>> start SUPPLIED INFORMATION

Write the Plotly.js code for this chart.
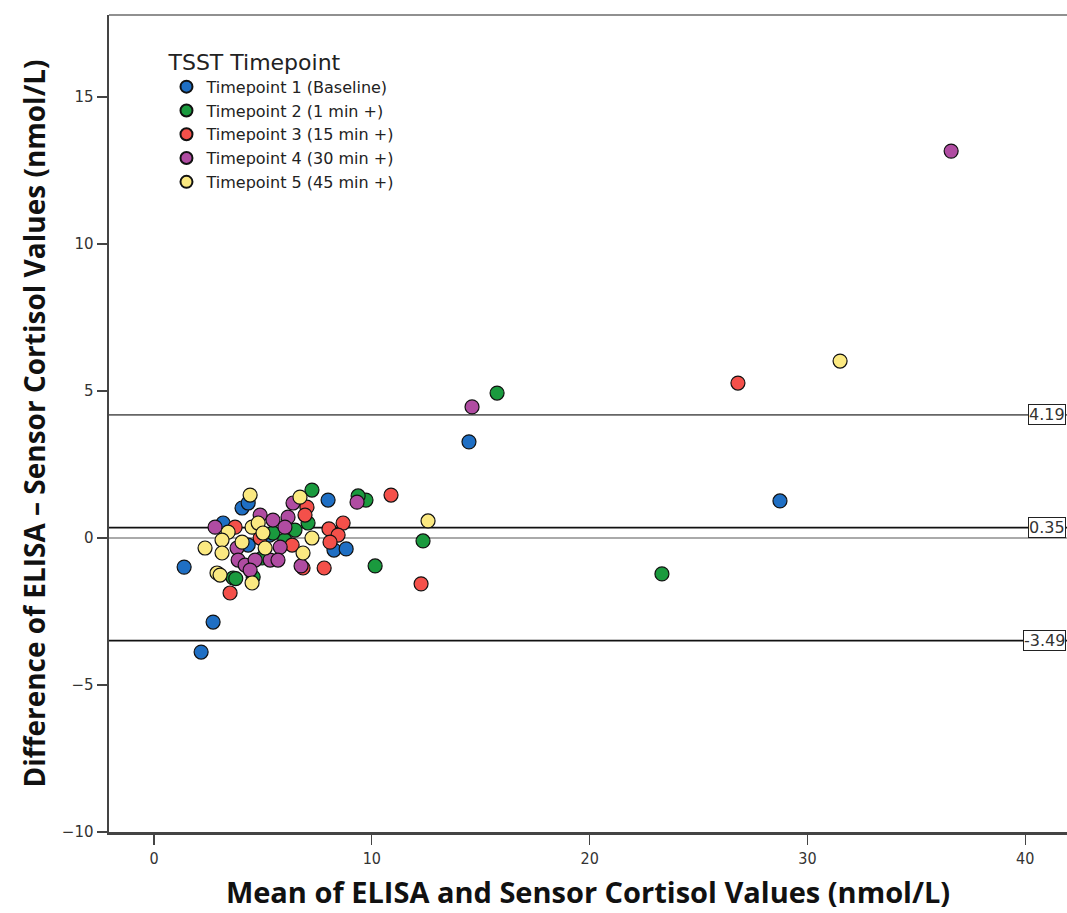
<!DOCTYPE html>
<html>
<head>
<meta charset="utf-8">
<script src="https://cdn.plot.ly/plotly-3.0.1.min.js"></script>
<style>html,body{margin:0;padding:0;background:#fff;}#chart{width:1067px;height:913px;}</style>
</head>
<body>
<div id="chart"></div>
<script>
// Series names
const seriesNames = [
  "Timepoint 1 (Baseline)",
  "Timepoint 2 (1 min +)",
  "Timepoint 3 (15 min +)",
  "Timepoint 4 (30 min +)",
  "Timepoint 5 (45 min +)"
];
const seriesColors = ["#1f6fc4", "#1a9a3e", "#f4504a", "#b04ca2", "#fbe981"];

// Timepoint 1
const t1Mean = [1.38, 2.16, 2.71, 4.04, 4.32, 3.17, 7.99, 8.26, 8.82, 14.46, 28.74, 4.32, 5.30];
const t1Diff = [-0.99, -3.88, -2.86, 1.02, 1.19, 0.51, 1.29, -0.41, -0.37, 3.27, 1.26, -0.24, 0.10];
// Timepoint 2
const t2Mean = [15.75, 23.32, 12.35, 10.15, 9.73, 9.37, 7.25, 7.07, 3.63, 4.55, 4.96, 5.46, 6.47, 6.00, 3.75];
const t2Diff = [4.93, -1.22, -0.10, -0.95, 1.29, 1.43, 1.63, 0.51, -1.36, -1.33, -0.68, 0.17, 0.27, -0.07, -1.38];
// Timepoint 3
const t3Mean = [26.81, 12.26, 10.88, 7.81, 3.49, 8.68, 8.03, 8.45, 8.08, 7.02, 6.93, 6.34, 6.84, 3.72, 4.87];
const t3Diff = [5.27, -1.56, 1.46, -1.02, -1.87, 0.51, 0.31, 0.10, -0.14, 1.05, 0.78, -0.24, -1.02, 0.37, 0.00];
// Timepoint 4
const t4Mean = [36.60, 14.60, 9.32, 6.38, 4.87, 5.46, 6.15, 2.80, 6.01, 3.81, 5.79, 3.86, 4.18, 4.64, 5.33, 5.69, 6.75, 4.41];
const t4Diff = [13.16, 4.46, 1.22, 1.19, 0.78, 0.61, 0.71, 0.37, 0.37, -0.34, -0.31, -0.75, -0.92, -0.75, -0.75, -0.75, -0.95, -1.09];
// Timepoint 5
const t5Mean = [31.50, 12.58, 4.41, 6.70, 4.50, 4.78, 5.00, 3.40, 3.12, 4.04, 2.34, 5.10, 3.12, 6.84, 7.25, 2.89, 3.03, 4.50];
const t5Diff = [6.02, 0.58, 1.46, 1.39, 0.37, 0.51, 0.17, 0.20, -0.07, -0.14, -0.34, -0.34, -0.51, -0.51, 0.00, -1.19, -1.26, -1.53];

// Limits of agreement (upper, mean bias, lower)
const refValues = [4.19, 0.35, -3.49];
const refColors = ["#666666", "#111111", "#111111"];

const xs = [t1Mean, t2Mean, t3Mean, t4Mean, t5Mean];
const ys = [t1Diff, t2Diff, t3Diff, t4Diff, t5Diff];

const traces = seriesNames.map((n, i) => ({
  type: "scatter", mode: "markers", name: n,
  x: xs[i], y: ys[i],
  marker: {color: seriesColors[i], size: 14, line: {color: "#111", width: 1.2}},
  cliponaxis: true
}));

const shapes = refValues.map((v, i) => ({
  type: "line", xref: "paper", x0: 0, x1: 1, yref: "y", y0: v, y1: v,
  line: {color: refColors[i], width: 1.8}, layer: "below"
}));
shapes.push({type: "line", xref: "paper", yref: "paper", x0: 0, x1: 1, y0: 1, y1: 1, line: {color: "#222", width: 1.2}});

const annotations = refValues.map(v => ({
  xref: "paper", x: 0.999, xanchor: "right", yref: "y", y: v, yanchor: "middle",
  text: v.toFixed(2), showarrow: false,
  font: {family: "DejaVu Sans", size: 16, color: "#333"},
  bgcolor: "#fff", bordercolor: "#222", borderwidth: 1, borderpad: 0
}));

const layout = {
  width: 1067, height: 913,
  margin: {l: 109, r: 0, t: 15, b: 81},
  paper_bgcolor: "#fff", plot_bgcolor: "#fff",
  showlegend: true,
  legend: {
    x: 0.06, y: 0.968, xanchor: "left", yanchor: "top",
    title: {text: "TSST Timepoint", font: {family: "DejaVu Sans", size: 22, color: "#222"}, side: "top"},
    font: {family: "DejaVu Sans", size: 16, color: "#222"},
    itemsizing: "constant", tracegroupgap: 0, bgcolor: "rgba(0,0,0,0)", itemwidth: 30
  },
  xaxis: {
    range: [-2.07, 41.92], tickvals: [0, 10, 20, 30, 40], ticks: "outside", ticklen: 10, tickwidth: 1.2, tickcolor: "#444",
    showgrid: false, zeroline: false, showline: true, linecolor: "#444", linewidth: 2.5,
    tickfont: {family: "DejaVu Sans Condensed, DejaVu Sans", size: 16, color: "#333"},
    title: {text: "Mean of ELISA and Sensor Cortisol Values (nmol/L)", font: {family: "Open Sans", size: 29, color: "#111", weight: "bold"}, standoff: 16}
  },
  yaxis: {
    range: [-10, 17.79], tickvals: [-10, -5, 0, 5, 10, 15], ticks: "outside", ticklen: 10, tickwidth: 1.2, tickcolor: "#444",
    showgrid: false, zeroline: true, zerolinecolor: "#aaaaaa", zerolinewidth: 2, showline: true, linecolor: "#444", linewidth: 2.5,
    tickfont: {family: "DejaVu Sans", size: 15, color: "#333"},
    title: {text: "Difference of ELISA \u2013 Sensor Cortisol Values (nmol/L)", font: {family: "Open Sans", size: 28, color: "#111", weight: "bold"}, standoff: 8}
  },
  shapes: shapes,
  annotations: annotations
};

Plotly.newPlot("chart", traces, layout, {displayModeBar: false, staticPlot: true});
</script>
</body>
</html>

>> end SUPPLIED INFORMATION

(WHAT TO PRODUCE): Write out again every line above exactly as given; the pictures do not belong in the copy.

(EXERCISE RESPONSE):
Write the Plotly.js code for this chart.
<!DOCTYPE html>
<html>
<head>
<meta charset="utf-8">
<script src="https://cdn.plot.ly/plotly-3.0.1.min.js"></script>
<style>html,body{margin:0;padding:0;background:#fff;}#chart{width:1067px;height:913px;}</style>
</head>
<body>
<div id="chart"></div>
<script>
// Series names
const seriesNames = [
  "Timepoint 1 (Baseline)",
  "Timepoint 2 (1 min +)",
  "Timepoint 3 (15 min +)",
  "Timepoint 4 (30 min +)",
  "Timepoint 5 (45 min +)"
];
const seriesColors = ["#1f6fc4", "#1a9a3e", "#f4504a", "#b04ca2", "#fbe981"];

// Timepoint 1
const t1Mean = [1.38, 2.16, 2.71, 4.04, 4.32, 3.17, 7.99, 8.26, 8.82, 14.46, 28.74, 4.32, 5.30];
const t1Diff = [-0.99, -3.88, -2.86, 1.02, 1.19, 0.51, 1.29, -0.41, -0.37, 3.27, 1.26, -0.24, 0.10];
// Timepoint 2
const t2Mean = [15.75, 23.32, 12.35, 10.15, 9.73, 9.37, 7.25, 7.07, 3.63, 4.55, 4.96, 5.46, 6.47, 6.00, 3.75];
const t2Diff = [4.93, -1.22, -0.10, -0.95, 1.29, 1.43, 1.63, 0.51, -1.36, -1.33, -0.68, 0.17, 0.27, -0.07, -1.38];
// Timepoint 3
const t3Mean = [26.81, 12.26, 10.88, 7.81, 3.49, 8.68, 8.03, 8.45, 8.08, 7.02, 6.93, 6.34, 6.84, 3.72, 4.87];
const t3Diff = [5.27, -1.56, 1.46, -1.02, -1.87, 0.51, 0.31, 0.10, -0.14, 1.05, 0.78, -0.24, -1.02, 0.37, 0.00];
// Timepoint 4
const t4Mean = [36.60, 14.60, 9.32, 6.38, 4.87, 5.46, 6.15, 2.80, 6.01, 3.81, 5.79, 3.86, 4.18, 4.64, 5.33, 5.69, 6.75, 4.41];
const t4Diff = [13.16, 4.46, 1.22, 1.19, 0.78, 0.61, 0.71, 0.37, 0.37, -0.34, -0.31, -0.75, -0.92, -0.75, -0.75, -0.75, -0.95, -1.09];
// Timepoint 5
const t5Mean = [31.50, 12.58, 4.41, 6.70, 4.50, 4.78, 5.00, 3.40, 3.12, 4.04, 2.34, 5.10, 3.12, 6.84, 7.25, 2.89, 3.03, 4.50];
const t5Diff = [6.02, 0.58, 1.46, 1.39, 0.37, 0.51, 0.17, 0.20, -0.07, -0.14, -0.34, -0.34, -0.51, -0.51, 0.00, -1.19, -1.26, -1.53];

// Limits of agreement (upper, mean bias, lower)
const refValues = [4.19, 0.35, -3.49];
const refColors = ["#666666", "#111111", "#111111"];

const xs = [t1Mean, t2Mean, t3Mean, t4Mean, t5Mean];
const ys = [t1Diff, t2Diff, t3Diff, t4Diff, t5Diff];

const traces = seriesNames.map((n, i) => ({
  type: "scatter", mode: "markers", name: n,
  x: xs[i], y: ys[i],
  marker: {color: seriesColors[i], size: 14, line: {color: "#111", width: 1.2}},
  cliponaxis: true
}));

const shapes = refValues.map((v, i) => ({
  type: "line", xref: "paper", x0: 0, x1: 1, yref: "y", y0: v, y1: v,
  line: {color: refColors[i], width: 1.8}, layer: "below"
}));
shapes.push({type: "line", xref: "paper", yref: "paper", x0: 0, x1: 1, y0: 1, y1: 1, line: {color: "#222", width: 1.2}});

const annotations = refValues.map(v => ({
  xref: "paper", x: 0.999, xanchor: "right", yref: "y", y: v, yanchor: "middle",
  text: v.toFixed(2), showarrow: false,
  font: {family: "DejaVu Sans", size: 16, color: "#333"},
  bgcolor: "#fff", bordercolor: "#222", borderwidth: 1, borderpad: 0
}));

const layout = {
  width: 1067, height: 913,
  margin: {l: 109, r: 0, t: 15, b: 81},
  paper_bgcolor: "#fff", plot_bgcolor: "#fff",
  showlegend: true,
  legend: {
    x: 0.06, y: 0.968, xanchor: "left", yanchor: "top",
    title: {text: "TSST Timepoint", font: {family: "DejaVu Sans", size: 22, color: "#222"}, side: "top"},
    font: {family: "DejaVu Sans", size: 16, color: "#222"},
    itemsizing: "constant", tracegroupgap: 0, bgcolor: "rgba(0,0,0,0)", itemwidth: 30
  },
  xaxis: {
    range: [-2.07, 41.92], tickvals: [0, 10, 20, 30, 40], ticks: "outside", ticklen: 10, tickwidth: 1.2, tickcolor: "#444",
    showgrid: false, zeroline: false, showline: true, linecolor: "#444", linewidth: 2.5,
    tickfont: {family: "DejaVu Sans Condensed, DejaVu Sans", size: 16, color: "#333"},
    title: {text: "Mean of ELISA and Sensor Cortisol Values (nmol/L)", font: {family: "Open Sans", size: 29, color: "#111", weight: "bold"}, standoff: 16}
  },
  yaxis: {
    range: [-10, 17.79], tickvals: [-10, -5, 0, 5, 10, 15], ticks: "outside", ticklen: 10, tickwidth: 1.2, tickcolor: "#444",
    showgrid: false, zeroline: true, zerolinecolor: "#aaaaaa", zerolinewidth: 2, showline: true, linecolor: "#444", linewidth: 2.5,
    tickfont: {family: "DejaVu Sans", size: 15, color: "#333"},
    title: {text: "Difference of ELISA \u2013 Sensor Cortisol Values (nmol/L)", font: {family: "Open Sans", size: 28, color: "#111", weight: "bold"}, standoff: 8}
  },
  shapes: shapes,
  annotations: annotations
};

Plotly.newPlot("chart", traces, layout, {displayModeBar: false, staticPlot: true});
</script>
</body>
</html>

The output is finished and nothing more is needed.